À l’origine, le choix des terrains semble surtout guidé par les opportunités d’achat. Les premiers ensembles se sont installés d’abord à la périphérie de la ville dans des zones jusqu'alors agricoles (la cité de la République est créée, par exemple, au lieu-dit "le Grand Pré" entre Clermont et Montferrand - voir dossier IA63002678) en comblant peu à peu l’espace entre le centre ancien de Clermont et celui de Montferrand – "l’entre-deux villes" - resté jusqu’alors libre de presque toute construction : dans les années 1830 ne figurent au plan cadastral de cette zone que de petits domaines ruraux et quelques moulins installés en bordure de la Tiretaine et, proche de la limite de Clermont, le couvent des Carmes-Déchaux ; à la fin du XIXe siècle viennent s’ajouter quelques autres constructions nécessitant des surfaces importantes ou étant de nature insalubre (comme la caserne ou les abattoirs) et, en bordure de Montferrand, les nouveaux bâtiments du noviciat de frères des écoles chrétiennes (à l’emplacement d’un ancien couvent de Récollets détruit à la Révolution). Les choses ne semblent pas avoir beaucoup évolué à l’époque où Michelin implante ses usines et habitations sur ce territoire.

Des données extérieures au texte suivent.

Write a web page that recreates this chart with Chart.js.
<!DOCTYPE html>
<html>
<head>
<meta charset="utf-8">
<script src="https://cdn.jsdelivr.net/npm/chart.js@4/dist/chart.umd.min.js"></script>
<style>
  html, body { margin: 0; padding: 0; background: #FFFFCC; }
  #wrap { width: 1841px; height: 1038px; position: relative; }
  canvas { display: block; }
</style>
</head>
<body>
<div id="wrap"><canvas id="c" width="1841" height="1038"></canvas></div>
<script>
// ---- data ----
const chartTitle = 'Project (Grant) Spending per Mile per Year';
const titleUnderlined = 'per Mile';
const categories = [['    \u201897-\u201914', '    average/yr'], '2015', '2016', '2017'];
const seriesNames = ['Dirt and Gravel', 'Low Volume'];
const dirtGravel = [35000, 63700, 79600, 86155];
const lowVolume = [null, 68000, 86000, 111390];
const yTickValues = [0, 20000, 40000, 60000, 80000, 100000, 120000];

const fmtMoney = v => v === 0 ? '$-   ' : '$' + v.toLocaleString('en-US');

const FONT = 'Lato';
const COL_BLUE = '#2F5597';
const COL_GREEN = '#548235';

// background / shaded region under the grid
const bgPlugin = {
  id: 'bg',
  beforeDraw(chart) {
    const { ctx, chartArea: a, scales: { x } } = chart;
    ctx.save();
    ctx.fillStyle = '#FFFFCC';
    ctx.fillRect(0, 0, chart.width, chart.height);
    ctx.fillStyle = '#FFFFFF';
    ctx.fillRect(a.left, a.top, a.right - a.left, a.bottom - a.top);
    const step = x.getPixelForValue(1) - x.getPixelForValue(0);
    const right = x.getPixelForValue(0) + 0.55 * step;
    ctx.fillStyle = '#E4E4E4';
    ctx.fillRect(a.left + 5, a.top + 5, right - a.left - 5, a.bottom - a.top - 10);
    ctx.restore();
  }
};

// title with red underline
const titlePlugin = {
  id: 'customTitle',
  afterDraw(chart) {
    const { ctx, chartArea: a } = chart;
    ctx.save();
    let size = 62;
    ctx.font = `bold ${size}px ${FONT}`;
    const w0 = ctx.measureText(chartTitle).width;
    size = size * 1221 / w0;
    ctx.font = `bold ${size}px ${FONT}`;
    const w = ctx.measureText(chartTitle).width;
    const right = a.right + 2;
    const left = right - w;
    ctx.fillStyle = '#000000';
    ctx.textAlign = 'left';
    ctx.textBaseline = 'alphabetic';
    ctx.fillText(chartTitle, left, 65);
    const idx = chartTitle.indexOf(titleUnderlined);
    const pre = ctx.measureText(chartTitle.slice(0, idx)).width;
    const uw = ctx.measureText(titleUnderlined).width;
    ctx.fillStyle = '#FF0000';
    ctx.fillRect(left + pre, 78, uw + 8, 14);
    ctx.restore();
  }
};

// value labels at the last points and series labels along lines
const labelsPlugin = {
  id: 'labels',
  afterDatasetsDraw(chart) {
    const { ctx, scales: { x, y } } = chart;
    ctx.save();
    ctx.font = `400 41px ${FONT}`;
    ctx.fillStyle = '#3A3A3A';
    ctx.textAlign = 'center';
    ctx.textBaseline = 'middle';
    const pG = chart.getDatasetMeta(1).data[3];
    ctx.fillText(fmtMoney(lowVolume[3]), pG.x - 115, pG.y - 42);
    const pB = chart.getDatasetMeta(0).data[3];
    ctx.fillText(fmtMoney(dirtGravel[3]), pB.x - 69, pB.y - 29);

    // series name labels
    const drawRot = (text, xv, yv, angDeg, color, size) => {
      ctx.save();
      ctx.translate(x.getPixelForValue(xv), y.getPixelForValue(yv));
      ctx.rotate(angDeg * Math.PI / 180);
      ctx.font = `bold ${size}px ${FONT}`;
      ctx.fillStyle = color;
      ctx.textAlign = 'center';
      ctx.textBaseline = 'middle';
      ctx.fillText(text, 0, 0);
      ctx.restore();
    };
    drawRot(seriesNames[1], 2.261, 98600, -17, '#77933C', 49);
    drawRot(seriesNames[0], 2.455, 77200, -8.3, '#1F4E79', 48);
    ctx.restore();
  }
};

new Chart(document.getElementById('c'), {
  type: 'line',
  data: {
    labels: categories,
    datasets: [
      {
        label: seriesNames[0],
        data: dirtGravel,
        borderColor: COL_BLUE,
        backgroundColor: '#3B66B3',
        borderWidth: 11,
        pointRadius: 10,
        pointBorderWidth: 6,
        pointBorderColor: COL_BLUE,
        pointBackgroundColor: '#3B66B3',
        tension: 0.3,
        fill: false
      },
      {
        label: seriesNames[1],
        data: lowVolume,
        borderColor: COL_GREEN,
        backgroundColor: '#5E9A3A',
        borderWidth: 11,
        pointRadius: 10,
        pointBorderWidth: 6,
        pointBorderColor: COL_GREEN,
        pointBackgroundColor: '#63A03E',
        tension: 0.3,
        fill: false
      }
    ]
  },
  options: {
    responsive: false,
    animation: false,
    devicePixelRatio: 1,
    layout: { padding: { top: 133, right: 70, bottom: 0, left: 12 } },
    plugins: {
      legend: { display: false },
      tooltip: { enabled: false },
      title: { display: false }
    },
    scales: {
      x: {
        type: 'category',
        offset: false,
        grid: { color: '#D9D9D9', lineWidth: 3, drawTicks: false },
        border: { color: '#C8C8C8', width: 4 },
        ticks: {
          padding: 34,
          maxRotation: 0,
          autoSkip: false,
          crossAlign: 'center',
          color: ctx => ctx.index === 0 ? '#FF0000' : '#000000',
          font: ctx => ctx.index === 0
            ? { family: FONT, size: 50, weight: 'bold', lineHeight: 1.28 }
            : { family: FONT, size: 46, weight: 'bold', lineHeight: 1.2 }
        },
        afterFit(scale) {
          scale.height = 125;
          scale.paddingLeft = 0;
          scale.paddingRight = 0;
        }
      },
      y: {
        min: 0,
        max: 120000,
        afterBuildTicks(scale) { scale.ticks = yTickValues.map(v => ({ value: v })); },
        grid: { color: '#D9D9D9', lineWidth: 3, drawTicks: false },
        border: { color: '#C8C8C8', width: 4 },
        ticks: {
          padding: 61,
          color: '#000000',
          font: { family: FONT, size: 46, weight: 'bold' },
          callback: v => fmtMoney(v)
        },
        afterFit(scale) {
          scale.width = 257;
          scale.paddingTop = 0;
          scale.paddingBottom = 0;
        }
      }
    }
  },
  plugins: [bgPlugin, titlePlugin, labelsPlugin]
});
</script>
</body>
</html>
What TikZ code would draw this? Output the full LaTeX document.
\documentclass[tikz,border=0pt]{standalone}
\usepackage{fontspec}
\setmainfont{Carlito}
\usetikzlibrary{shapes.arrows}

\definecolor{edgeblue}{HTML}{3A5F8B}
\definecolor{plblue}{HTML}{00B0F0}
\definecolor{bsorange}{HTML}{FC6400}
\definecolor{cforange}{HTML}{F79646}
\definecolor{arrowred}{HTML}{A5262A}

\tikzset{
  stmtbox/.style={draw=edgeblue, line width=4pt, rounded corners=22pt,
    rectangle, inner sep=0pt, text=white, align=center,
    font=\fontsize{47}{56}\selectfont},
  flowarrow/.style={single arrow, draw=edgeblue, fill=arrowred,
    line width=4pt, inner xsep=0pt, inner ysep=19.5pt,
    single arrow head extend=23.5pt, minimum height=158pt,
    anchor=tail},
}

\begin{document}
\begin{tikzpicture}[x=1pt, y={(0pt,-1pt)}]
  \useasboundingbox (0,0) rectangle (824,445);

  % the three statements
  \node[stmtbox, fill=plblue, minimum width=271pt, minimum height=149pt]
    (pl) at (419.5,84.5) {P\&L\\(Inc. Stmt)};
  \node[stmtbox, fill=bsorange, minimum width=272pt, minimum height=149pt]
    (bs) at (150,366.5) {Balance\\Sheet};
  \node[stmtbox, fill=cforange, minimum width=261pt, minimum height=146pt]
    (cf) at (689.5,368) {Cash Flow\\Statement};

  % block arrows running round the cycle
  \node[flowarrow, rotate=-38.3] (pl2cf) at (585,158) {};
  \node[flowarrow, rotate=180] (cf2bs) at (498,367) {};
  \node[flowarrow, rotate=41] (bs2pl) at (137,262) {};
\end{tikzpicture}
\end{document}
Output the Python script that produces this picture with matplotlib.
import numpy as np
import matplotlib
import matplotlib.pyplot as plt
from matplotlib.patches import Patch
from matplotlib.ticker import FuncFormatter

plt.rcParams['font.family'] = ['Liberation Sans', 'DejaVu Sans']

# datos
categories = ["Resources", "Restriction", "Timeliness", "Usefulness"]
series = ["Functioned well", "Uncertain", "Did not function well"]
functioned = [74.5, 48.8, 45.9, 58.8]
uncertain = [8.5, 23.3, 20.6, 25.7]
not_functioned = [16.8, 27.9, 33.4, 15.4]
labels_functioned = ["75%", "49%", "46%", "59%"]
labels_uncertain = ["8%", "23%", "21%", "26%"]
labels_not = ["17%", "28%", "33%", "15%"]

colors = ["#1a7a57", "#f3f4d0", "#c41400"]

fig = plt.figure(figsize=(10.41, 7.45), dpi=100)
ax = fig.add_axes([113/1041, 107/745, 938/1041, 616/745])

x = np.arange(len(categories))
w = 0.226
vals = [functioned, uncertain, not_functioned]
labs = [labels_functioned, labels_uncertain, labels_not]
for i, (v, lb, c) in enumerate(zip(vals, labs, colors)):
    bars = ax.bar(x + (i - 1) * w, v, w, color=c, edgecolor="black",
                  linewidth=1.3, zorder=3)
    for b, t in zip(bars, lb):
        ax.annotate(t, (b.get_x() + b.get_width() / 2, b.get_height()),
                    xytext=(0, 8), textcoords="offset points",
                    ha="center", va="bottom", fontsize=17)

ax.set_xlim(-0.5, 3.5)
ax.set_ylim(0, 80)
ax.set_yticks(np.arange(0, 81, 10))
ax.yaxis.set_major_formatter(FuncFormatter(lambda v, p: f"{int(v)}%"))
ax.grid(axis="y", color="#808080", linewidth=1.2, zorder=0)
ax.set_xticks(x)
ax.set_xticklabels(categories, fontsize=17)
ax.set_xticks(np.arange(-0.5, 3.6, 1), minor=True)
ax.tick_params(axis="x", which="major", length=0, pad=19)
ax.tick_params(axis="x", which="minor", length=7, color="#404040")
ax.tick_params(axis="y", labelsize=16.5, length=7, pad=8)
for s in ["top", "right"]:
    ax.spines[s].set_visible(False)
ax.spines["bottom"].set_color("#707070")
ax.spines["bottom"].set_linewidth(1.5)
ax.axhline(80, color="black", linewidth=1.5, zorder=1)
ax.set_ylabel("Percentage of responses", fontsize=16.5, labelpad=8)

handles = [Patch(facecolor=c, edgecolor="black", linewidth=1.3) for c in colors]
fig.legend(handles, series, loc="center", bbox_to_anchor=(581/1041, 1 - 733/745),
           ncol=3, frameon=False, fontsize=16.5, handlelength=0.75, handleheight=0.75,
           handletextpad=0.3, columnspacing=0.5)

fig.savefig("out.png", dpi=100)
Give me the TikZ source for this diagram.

Mais l’entreprise de pneumatiques ne se limite pas à cette zone au nord-est de Clermont, elle installe aussi un certain nombre de ses cités à l’est et au sud-est de la ville (la Pradelle - voir dossier IA63002603 -, l’Oradou - dossier IA63002601 - , la Raye-Dieu - dossier IA63002605 -, les Neuf-Soleils - dossier IA63002600 -, …), ainsi que sur les coteaux dominant les usines, à l’emplacement d’anciennes vignes, dont les parcelles, achetées au coup par coup, sont regroupées. Les domaines agricoles eux, sont achetés "en bloc" à leurs propriétaires, généralement à un bon prix 2. Il arrive aussi que certains terrains soient cédés à l’entreprise (c’est le cas de propriétés appartenant aux Hospices de Clermont, sur lesquels Michelin bâtit la cité de la Rodade - voir dossier IA63002608 -, à l’ouest de Montferrand).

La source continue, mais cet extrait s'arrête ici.